- **RECORD SET**
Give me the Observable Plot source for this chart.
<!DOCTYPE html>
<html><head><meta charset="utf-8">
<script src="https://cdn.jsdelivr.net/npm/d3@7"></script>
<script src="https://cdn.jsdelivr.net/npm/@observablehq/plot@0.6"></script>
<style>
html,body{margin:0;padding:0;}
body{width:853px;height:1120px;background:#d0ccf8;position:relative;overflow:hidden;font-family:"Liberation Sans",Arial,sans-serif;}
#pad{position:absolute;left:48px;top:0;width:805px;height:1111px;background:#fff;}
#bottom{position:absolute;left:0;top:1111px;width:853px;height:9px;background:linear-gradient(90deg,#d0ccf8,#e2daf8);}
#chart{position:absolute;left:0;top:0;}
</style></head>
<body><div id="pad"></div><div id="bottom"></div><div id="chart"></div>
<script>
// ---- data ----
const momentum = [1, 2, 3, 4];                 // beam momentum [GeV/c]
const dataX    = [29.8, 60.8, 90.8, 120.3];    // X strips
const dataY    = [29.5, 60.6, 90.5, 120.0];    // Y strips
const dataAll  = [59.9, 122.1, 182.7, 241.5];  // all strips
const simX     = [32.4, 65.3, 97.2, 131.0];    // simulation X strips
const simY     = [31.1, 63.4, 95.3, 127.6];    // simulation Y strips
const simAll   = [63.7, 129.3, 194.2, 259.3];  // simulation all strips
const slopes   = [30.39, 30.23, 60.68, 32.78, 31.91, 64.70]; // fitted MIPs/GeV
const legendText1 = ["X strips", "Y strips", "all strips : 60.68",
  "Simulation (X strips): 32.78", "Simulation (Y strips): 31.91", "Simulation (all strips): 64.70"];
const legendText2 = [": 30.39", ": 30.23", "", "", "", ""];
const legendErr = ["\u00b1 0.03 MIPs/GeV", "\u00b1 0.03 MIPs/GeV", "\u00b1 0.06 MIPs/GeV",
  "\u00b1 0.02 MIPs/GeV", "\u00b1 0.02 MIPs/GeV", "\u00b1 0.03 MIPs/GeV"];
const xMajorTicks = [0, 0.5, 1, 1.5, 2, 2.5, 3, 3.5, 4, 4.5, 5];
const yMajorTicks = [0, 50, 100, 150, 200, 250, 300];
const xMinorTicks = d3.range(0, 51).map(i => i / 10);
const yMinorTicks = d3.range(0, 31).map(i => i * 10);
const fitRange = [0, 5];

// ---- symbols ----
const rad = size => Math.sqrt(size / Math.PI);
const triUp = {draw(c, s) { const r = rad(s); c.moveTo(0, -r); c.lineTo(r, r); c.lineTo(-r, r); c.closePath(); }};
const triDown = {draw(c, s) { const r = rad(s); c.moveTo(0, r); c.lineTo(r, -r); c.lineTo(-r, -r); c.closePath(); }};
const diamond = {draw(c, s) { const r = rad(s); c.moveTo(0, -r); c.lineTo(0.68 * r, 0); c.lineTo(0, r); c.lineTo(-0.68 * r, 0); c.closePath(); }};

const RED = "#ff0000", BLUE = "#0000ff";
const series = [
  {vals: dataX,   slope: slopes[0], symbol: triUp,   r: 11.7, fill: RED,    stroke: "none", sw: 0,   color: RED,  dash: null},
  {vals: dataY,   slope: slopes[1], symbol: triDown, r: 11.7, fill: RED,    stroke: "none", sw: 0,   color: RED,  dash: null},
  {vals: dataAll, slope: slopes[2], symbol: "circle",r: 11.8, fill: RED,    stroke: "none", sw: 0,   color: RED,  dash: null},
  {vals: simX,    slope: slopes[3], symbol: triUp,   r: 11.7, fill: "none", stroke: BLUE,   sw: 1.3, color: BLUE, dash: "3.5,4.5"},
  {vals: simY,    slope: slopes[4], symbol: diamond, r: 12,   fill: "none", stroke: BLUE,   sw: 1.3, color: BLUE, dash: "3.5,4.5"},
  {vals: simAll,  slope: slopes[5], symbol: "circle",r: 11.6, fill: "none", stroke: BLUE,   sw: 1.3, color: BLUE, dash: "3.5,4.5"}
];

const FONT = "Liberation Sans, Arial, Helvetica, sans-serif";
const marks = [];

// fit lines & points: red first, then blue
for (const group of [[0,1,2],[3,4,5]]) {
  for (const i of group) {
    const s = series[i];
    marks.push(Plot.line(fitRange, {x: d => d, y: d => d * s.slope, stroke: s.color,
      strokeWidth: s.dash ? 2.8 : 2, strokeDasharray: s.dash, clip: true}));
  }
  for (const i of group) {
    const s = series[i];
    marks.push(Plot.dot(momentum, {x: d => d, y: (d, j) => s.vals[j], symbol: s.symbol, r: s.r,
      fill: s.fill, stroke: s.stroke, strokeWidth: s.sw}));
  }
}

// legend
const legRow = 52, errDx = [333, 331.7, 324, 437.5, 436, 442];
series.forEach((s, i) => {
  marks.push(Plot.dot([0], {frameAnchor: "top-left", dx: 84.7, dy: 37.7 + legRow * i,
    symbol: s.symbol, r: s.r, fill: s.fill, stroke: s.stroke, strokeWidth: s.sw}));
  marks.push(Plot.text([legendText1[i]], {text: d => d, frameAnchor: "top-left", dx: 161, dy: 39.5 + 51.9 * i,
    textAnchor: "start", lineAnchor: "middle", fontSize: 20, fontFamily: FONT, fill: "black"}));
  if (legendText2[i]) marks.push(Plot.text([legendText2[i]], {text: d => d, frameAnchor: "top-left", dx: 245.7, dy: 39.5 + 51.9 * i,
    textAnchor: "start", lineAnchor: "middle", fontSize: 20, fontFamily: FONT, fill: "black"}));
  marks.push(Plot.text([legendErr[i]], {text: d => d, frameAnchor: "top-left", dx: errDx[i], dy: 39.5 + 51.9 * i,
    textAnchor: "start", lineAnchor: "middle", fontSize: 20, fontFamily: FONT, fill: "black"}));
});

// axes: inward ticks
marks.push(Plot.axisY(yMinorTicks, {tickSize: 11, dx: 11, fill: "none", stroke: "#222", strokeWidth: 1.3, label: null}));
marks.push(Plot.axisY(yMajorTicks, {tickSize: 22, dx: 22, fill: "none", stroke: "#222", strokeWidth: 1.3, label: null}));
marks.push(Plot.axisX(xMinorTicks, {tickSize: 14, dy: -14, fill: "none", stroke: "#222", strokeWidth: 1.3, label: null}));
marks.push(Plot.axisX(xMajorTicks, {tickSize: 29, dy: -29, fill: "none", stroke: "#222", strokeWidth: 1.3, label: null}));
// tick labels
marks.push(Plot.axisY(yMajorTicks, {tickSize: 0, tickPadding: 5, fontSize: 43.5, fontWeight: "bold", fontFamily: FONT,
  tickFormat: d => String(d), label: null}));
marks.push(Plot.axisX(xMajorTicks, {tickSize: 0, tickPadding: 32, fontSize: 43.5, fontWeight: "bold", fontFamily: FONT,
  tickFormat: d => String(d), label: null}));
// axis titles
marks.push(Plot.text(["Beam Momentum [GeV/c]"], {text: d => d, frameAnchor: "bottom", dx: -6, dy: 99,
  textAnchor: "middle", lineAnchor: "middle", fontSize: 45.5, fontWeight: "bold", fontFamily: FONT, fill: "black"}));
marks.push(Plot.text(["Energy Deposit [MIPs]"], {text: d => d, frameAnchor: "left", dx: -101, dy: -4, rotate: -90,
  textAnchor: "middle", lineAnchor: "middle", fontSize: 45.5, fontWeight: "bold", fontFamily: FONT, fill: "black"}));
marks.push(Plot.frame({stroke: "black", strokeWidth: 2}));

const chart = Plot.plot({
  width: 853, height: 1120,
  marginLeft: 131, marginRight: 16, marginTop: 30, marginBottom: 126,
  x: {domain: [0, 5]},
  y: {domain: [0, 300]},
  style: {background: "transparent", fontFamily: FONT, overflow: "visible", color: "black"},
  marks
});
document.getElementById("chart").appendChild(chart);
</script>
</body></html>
* * *
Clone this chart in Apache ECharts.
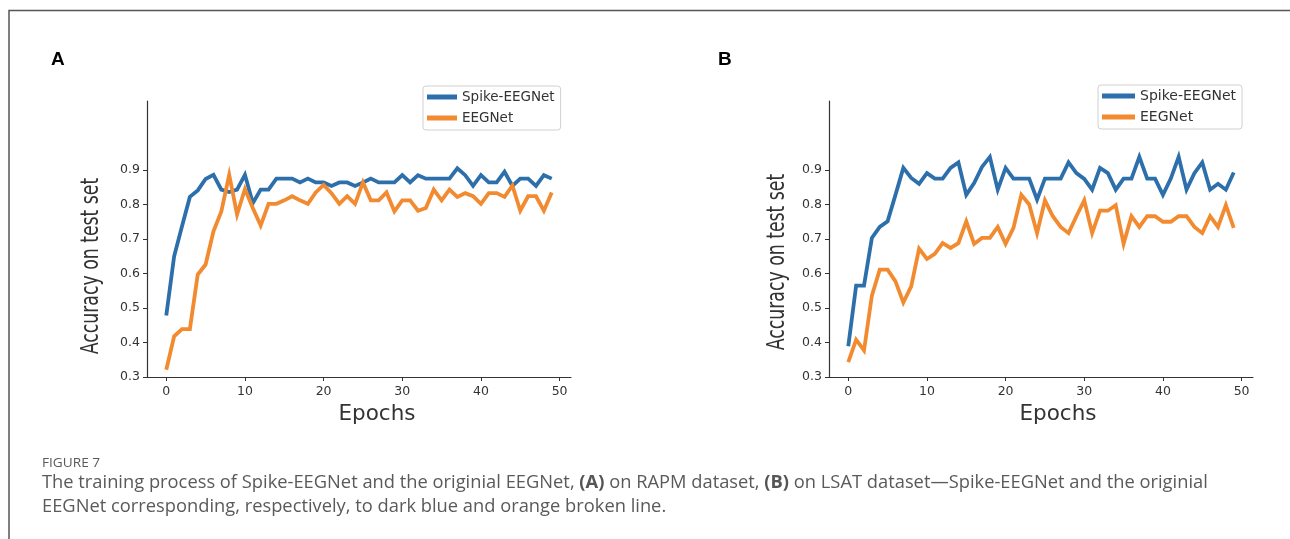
--
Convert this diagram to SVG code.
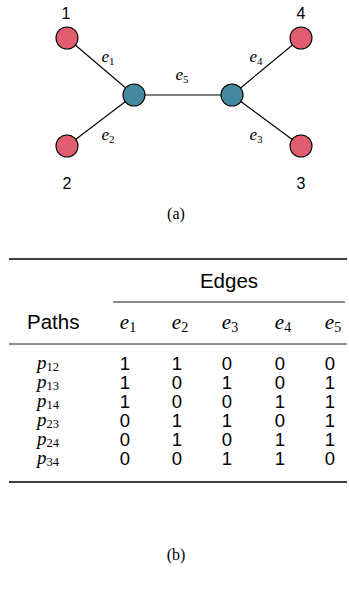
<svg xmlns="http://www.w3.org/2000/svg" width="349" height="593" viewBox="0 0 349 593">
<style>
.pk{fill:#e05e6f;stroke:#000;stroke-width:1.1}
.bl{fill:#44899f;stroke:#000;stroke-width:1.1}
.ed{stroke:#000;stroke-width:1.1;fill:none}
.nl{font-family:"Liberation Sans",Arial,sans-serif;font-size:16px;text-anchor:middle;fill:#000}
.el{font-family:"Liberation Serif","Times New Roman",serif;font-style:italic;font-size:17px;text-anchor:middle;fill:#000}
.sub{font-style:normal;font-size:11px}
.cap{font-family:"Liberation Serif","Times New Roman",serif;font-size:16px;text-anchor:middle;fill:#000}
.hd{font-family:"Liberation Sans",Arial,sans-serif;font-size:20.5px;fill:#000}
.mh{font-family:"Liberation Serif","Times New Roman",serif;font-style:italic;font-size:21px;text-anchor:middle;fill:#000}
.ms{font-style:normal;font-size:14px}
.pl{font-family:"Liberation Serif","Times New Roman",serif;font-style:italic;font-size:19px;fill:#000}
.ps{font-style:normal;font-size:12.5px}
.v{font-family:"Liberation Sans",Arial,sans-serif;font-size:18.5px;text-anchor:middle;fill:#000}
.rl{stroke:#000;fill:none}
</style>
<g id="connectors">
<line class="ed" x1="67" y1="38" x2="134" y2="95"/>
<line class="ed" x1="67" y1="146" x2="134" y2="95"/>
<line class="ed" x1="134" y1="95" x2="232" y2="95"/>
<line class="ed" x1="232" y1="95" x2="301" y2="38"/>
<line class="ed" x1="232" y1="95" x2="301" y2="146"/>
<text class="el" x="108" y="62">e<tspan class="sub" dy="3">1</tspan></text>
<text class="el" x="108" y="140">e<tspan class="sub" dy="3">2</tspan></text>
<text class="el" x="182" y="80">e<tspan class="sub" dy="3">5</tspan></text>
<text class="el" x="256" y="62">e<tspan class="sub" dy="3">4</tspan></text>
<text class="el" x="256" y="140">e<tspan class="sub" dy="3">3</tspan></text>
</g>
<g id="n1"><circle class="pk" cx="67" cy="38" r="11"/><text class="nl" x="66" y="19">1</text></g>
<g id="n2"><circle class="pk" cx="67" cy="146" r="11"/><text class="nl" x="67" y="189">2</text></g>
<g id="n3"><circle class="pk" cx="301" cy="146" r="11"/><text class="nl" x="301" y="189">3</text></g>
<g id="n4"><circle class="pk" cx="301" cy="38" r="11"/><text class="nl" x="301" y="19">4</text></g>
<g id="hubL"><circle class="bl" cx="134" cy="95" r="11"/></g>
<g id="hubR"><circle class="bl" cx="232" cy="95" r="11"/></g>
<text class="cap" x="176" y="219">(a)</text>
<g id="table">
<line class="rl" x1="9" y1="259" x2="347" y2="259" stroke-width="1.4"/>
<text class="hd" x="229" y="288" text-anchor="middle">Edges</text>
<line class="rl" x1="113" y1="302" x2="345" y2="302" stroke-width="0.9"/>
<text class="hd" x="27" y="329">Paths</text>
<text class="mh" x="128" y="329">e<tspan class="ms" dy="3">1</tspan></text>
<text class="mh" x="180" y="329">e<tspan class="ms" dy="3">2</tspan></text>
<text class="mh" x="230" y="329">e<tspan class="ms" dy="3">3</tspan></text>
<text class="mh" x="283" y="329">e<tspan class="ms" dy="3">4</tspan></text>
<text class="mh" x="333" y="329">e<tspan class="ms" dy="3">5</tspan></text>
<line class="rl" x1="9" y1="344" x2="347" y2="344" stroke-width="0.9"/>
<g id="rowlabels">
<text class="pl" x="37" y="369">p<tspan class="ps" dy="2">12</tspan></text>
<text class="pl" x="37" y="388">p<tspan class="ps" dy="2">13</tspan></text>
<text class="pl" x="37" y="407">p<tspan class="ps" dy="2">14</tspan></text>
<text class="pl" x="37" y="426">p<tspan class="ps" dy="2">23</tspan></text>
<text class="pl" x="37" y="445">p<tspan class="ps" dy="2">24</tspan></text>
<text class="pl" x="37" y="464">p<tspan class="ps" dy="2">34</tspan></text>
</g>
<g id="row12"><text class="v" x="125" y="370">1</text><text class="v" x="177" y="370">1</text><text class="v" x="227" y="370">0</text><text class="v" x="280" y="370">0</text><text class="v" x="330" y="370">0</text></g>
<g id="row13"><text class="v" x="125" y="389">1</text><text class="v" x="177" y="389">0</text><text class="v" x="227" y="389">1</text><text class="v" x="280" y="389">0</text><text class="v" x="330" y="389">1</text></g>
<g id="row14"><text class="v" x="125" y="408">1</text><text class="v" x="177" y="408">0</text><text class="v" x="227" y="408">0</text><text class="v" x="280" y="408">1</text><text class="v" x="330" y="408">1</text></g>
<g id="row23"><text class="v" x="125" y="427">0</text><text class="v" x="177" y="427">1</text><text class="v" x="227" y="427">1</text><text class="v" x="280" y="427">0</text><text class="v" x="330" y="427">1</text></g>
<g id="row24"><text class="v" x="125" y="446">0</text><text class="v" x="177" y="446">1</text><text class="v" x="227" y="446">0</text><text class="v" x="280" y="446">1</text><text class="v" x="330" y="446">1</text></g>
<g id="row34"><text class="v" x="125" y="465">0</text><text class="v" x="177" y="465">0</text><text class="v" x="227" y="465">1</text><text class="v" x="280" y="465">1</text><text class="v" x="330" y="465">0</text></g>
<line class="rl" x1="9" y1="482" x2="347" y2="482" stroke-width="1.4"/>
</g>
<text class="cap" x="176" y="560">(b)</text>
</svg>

- **WHAT TO DO**
Choose all lines containing the string "chart" and copy them out.

- **TASK ANSWER**
Give me the Observable Plot source for this chart.
#chart{position:absolute;left:0;top:0;}
<body><div id="pad"></div><div id="bottom"></div><div id="chart"></div>
const chart = Plot.plot({
document.getElementById("chart").appendChild(chart);
Clone this chart in Apache ECharts.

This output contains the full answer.